# THE EXERCISE
Exclude the pictures, then repeat the remaining data exactly.

# DATASET EXCERPT
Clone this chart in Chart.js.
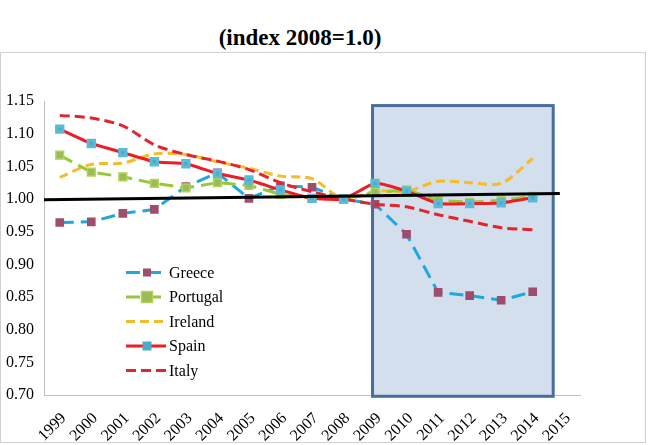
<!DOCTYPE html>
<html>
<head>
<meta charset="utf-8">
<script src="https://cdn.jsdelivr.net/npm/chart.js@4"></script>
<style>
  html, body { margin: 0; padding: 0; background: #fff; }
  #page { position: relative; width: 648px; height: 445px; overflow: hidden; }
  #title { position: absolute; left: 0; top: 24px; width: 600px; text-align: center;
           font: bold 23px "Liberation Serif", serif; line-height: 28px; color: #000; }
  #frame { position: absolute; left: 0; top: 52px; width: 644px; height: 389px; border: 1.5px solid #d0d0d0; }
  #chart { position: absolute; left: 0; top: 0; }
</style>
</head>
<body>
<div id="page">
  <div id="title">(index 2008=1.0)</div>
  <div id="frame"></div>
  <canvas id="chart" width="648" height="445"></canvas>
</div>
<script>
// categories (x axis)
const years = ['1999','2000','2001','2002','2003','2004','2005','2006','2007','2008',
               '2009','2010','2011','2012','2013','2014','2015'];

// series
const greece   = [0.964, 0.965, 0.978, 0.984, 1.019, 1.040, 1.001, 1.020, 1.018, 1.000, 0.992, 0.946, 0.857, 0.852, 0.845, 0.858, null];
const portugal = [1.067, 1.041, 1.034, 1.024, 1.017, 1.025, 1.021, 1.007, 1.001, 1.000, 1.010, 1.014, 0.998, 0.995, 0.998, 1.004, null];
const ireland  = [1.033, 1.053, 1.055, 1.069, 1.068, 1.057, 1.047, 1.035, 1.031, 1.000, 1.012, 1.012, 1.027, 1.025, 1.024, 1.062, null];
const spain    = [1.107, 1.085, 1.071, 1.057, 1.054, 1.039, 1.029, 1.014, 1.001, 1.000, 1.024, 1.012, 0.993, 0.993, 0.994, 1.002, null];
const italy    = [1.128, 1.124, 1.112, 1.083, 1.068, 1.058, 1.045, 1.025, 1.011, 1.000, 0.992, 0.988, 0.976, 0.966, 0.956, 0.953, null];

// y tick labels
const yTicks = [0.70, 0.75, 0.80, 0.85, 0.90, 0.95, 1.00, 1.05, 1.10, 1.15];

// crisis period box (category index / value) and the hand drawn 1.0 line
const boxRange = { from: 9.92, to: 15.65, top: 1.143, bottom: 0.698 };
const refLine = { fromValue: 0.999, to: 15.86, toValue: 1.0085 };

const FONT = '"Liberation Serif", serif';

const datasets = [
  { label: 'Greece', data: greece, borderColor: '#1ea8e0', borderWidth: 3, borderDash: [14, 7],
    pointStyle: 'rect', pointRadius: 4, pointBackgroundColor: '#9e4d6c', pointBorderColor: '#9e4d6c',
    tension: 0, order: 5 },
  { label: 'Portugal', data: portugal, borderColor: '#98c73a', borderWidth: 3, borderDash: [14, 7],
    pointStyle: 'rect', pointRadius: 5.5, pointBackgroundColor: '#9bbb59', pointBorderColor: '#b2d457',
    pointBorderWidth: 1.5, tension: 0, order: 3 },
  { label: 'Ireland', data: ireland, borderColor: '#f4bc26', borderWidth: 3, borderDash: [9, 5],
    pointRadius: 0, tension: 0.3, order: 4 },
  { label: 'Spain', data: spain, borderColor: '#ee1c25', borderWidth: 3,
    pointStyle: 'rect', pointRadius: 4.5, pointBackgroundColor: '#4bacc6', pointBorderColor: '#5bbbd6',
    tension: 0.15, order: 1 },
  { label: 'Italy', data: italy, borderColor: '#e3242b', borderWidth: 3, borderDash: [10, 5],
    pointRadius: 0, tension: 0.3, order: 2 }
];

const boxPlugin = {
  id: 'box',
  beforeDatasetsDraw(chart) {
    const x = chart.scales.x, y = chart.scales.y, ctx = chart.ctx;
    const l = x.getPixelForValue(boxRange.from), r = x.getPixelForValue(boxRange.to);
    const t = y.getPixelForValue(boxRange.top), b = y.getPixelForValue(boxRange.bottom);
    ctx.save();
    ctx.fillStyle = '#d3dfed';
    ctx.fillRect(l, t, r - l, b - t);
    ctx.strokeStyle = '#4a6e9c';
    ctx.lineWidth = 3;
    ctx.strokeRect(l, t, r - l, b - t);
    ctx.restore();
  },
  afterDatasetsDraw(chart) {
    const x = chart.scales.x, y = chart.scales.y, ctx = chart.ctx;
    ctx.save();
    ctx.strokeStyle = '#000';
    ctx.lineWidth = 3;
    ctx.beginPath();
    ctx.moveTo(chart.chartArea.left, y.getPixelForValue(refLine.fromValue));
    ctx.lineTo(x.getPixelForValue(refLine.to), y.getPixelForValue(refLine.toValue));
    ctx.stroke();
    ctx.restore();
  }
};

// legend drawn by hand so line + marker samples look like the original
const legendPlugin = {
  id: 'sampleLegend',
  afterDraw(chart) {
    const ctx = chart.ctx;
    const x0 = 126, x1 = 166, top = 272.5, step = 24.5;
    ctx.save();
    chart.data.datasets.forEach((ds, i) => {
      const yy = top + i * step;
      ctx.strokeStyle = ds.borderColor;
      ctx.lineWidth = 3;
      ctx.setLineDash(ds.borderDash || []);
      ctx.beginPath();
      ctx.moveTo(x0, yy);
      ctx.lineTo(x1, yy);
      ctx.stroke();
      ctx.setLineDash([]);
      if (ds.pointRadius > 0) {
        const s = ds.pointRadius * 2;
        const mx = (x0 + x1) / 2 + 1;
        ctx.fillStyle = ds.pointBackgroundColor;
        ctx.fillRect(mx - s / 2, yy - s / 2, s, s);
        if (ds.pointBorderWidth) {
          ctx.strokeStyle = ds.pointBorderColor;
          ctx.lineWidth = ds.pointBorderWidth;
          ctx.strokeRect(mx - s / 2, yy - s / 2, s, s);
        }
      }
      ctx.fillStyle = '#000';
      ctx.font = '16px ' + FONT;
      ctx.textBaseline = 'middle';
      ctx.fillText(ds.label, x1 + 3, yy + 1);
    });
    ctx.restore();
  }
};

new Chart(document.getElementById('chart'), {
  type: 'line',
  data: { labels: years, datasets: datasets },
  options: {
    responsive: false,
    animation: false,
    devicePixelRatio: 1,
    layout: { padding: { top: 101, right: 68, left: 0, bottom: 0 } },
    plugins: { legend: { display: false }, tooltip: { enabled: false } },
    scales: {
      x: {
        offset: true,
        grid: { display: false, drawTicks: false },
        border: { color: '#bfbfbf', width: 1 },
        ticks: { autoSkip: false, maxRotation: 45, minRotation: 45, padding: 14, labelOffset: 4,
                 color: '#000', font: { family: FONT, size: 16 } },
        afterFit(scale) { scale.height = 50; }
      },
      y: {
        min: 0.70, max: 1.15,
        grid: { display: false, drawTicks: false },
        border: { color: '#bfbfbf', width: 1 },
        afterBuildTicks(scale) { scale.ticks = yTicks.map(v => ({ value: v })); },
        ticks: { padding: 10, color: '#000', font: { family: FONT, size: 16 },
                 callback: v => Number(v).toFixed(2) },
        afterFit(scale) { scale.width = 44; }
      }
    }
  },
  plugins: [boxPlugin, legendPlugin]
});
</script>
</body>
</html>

# RESULT OF THIS TASK
Clone this chart in Chart.js.
<!DOCTYPE html>
<html>
<head>
<meta charset="utf-8">
<script src="https://cdn.jsdelivr.net/npm/chart.js@4"></script>
<style>
  html, body { margin: 0; padding: 0; background: #fff; }
  #page { position: relative; width: 648px; height: 445px; overflow: hidden; }
  #title { position: absolute; left: 0; top: 24px; width: 600px; text-align: center;
           font: bold 23px "Liberation Serif", serif; line-height: 28px; color: #000; }
  #frame { position: absolute; left: 0; top: 52px; width: 644px; height: 389px; border: 1.5px solid #d0d0d0; }
  #chart { position: absolute; left: 0; top: 0; }
</style>
</head>
<body>
<div id="page">
  <div id="title">(index 2008=1.0)</div>
  <div id="frame"></div>
  <canvas id="chart" width="648" height="445"></canvas>
</div>
<script>
// categories (x axis)
const years = ['1999','2000','2001','2002','2003','2004','2005','2006','2007','2008',
               '2009','2010','2011','2012','2013','2014','2015'];

// series
const greece   = [0.964, 0.965, 0.978, 0.984, 1.019, 1.040, 1.001, 1.020, 1.018, 1.000, 0.992, 0.946, 0.857, 0.852, 0.845, 0.858, null];
const portugal = [1.067, 1.041, 1.034, 1.024, 1.017, 1.025, 1.021, 1.007, 1.001, 1.000, 1.010, 1.014, 0.998, 0.995, 0.998, 1.004, null];
const ireland  = [1.033, 1.053, 1.055, 1.069, 1.068, 1.057, 1.047, 1.035, 1.031, 1.000, 1.012, 1.012, 1.027, 1.025, 1.024, 1.062, null];
const spain    = [1.107, 1.085, 1.071, 1.057, 1.054, 1.039, 1.029, 1.014, 1.001, 1.000, 1.024, 1.012, 0.993, 0.993, 0.994, 1.002, null];
const italy    = [1.128, 1.124, 1.112, 1.083, 1.068, 1.058, 1.045, 1.025, 1.011, 1.000, 0.992, 0.988, 0.976, 0.966, 0.956, 0.953, null];

// y tick labels
const yTicks = [0.70, 0.75, 0.80, 0.85, 0.90, 0.95, 1.00, 1.05, 1.10, 1.15];

// crisis period box (category index / value) and the hand drawn 1.0 line
const boxRange = { from: 9.92, to: 15.65, top: 1.143, bottom: 0.698 };
const refLine = { fromValue: 0.999, to: 15.86, toValue: 1.0085 };

const FONT = '"Liberation Serif", serif';

const datasets = [
  { label: 'Greece', data: greece, borderColor: '#1ea8e0', borderWidth: 3, borderDash: [14, 7],
    pointStyle: 'rect', pointRadius: 4, pointBackgroundColor: '#9e4d6c', pointBorderColor: '#9e4d6c',
    tension: 0, order: 5 },
  { label: 'Portugal', data: portugal, borderColor: '#98c73a', borderWidth: 3, borderDash: [14, 7],
    pointStyle: 'rect', pointRadius: 5.5, pointBackgroundColor: '#9bbb59', pointBorderColor: '#b2d457',
    pointBorderWidth: 1.5, tension: 0, order: 3 },
  { label: 'Ireland', data: ireland, borderColor: '#f4bc26', borderWidth: 3, borderDash: [9, 5],
    pointRadius: 0, tension: 0.3, order: 4 },
  { label: 'Spain', data: spain, borderColor: '#ee1c25', borderWidth: 3,
    pointStyle: 'rect', pointRadius: 4.5, pointBackgroundColor: '#4bacc6', pointBorderColor: '#5bbbd6',
    tension: 0.15, order: 1 },
  { label: 'Italy', data: italy, borderColor: '#e3242b', borderWidth: 3, borderDash: [10, 5],
    pointRadius: 0, tension: 0.3, order: 2 }
];

const boxPlugin = {
  id: 'box',
  beforeDatasetsDraw(chart) {
    const x = chart.scales.x, y = chart.scales.y, ctx = chart.ctx;
    const l = x.getPixelForValue(boxRange.from), r = x.getPixelForValue(boxRange.to);
    const t = y.getPixelForValue(boxRange.top), b = y.getPixelForValue(boxRange.bottom);
    ctx.save();
    ctx.fillStyle = '#d3dfed';
    ctx.fillRect(l, t, r - l, b - t);
    ctx.strokeStyle = '#4a6e9c';
    ctx.lineWidth = 3;
    ctx.strokeRect(l, t, r - l, b - t);
    ctx.restore();
  },
  afterDatasetsDraw(chart) {
    const x = chart.scales.x, y = chart.scales.y, ctx = chart.ctx;
    ctx.save();
    ctx.strokeStyle = '#000';
    ctx.lineWidth = 3;
    ctx.beginPath();
    ctx.moveTo(chart.chartArea.left, y.getPixelForValue(refLine.fromValue));
    ctx.lineTo(x.getPixelForValue(refLine.to), y.getPixelForValue(refLine.toValue));
    ctx.stroke();
    ctx.restore();
  }
};

// legend drawn by hand so line + marker samples look like the original
const legendPlugin = {
  id: 'sampleLegend',
  afterDraw(chart) {
    const ctx = chart.ctx;
    const x0 = 126, x1 = 166, top = 272.5, step = 24.5;
    ctx.save();
    chart.data.datasets.forEach((ds, i) => {
      const yy = top + i * step;
      ctx.strokeStyle = ds.borderColor;
      ctx.lineWidth = 3;
      ctx.setLineDash(ds.borderDash || []);
      ctx.beginPath();
      ctx.moveTo(x0, yy);
      ctx.lineTo(x1, yy);
      ctx.stroke();
      ctx.setLineDash([]);
      if (ds.pointRadius > 0) {
        const s = ds.pointRadius * 2;
        const mx = (x0 + x1) / 2 + 1;
        ctx.fillStyle = ds.pointBackgroundColor;
        ctx.fillRect(mx - s / 2, yy - s / 2, s, s);
        if (ds.pointBorderWidth) {
          ctx.strokeStyle = ds.pointBorderColor;
          ctx.lineWidth = ds.pointBorderWidth;
          ctx.strokeRect(mx - s / 2, yy - s / 2, s, s);
        }
      }
      ctx.fillStyle = '#000';
      ctx.font = '16px ' + FONT;
      ctx.textBaseline = 'middle';
      ctx.fillText(ds.label, x1 + 3, yy + 1);
    });
    ctx.restore();
  }
};

new Chart(document.getElementById('chart'), {
  type: 'line',
  data: { labels: years, datasets: datasets },
  options: {
    responsive: false,
    animation: false,
    devicePixelRatio: 1,
    layout: { padding: { top: 101, right: 68, left: 0, bottom: 0 } },
    plugins: { legend: { display: false }, tooltip: { enabled: false } },
    scales: {
      x: {
        offset: true,
        grid: { display: false, drawTicks: false },
        border: { color: '#bfbfbf', width: 1 },
        ticks: { autoSkip: false, maxRotation: 45, minRotation: 45, padding: 14, labelOffset: 4,
                 color: '#000', font: { family: FONT, size: 16 } },
        afterFit(scale) { scale.height = 50; }
      },
      y: {
        min: 0.70, max: 1.15,
        grid: { display: false, drawTicks: false },
        border: { color: '#bfbfbf', width: 1 },
        afterBuildTicks(scale) { scale.ticks = yTicks.map(v => ({ value: v })); },
        ticks: { padding: 10, color: '#000', font: { family: FONT, size: 16 },
                 callback: v => Number(v).toFixed(2) },
        afterFit(scale) { scale.width = 44; }
      }
    }
  },
  plugins: [boxPlugin, legendPlugin]
});
</script>
</body>
</html>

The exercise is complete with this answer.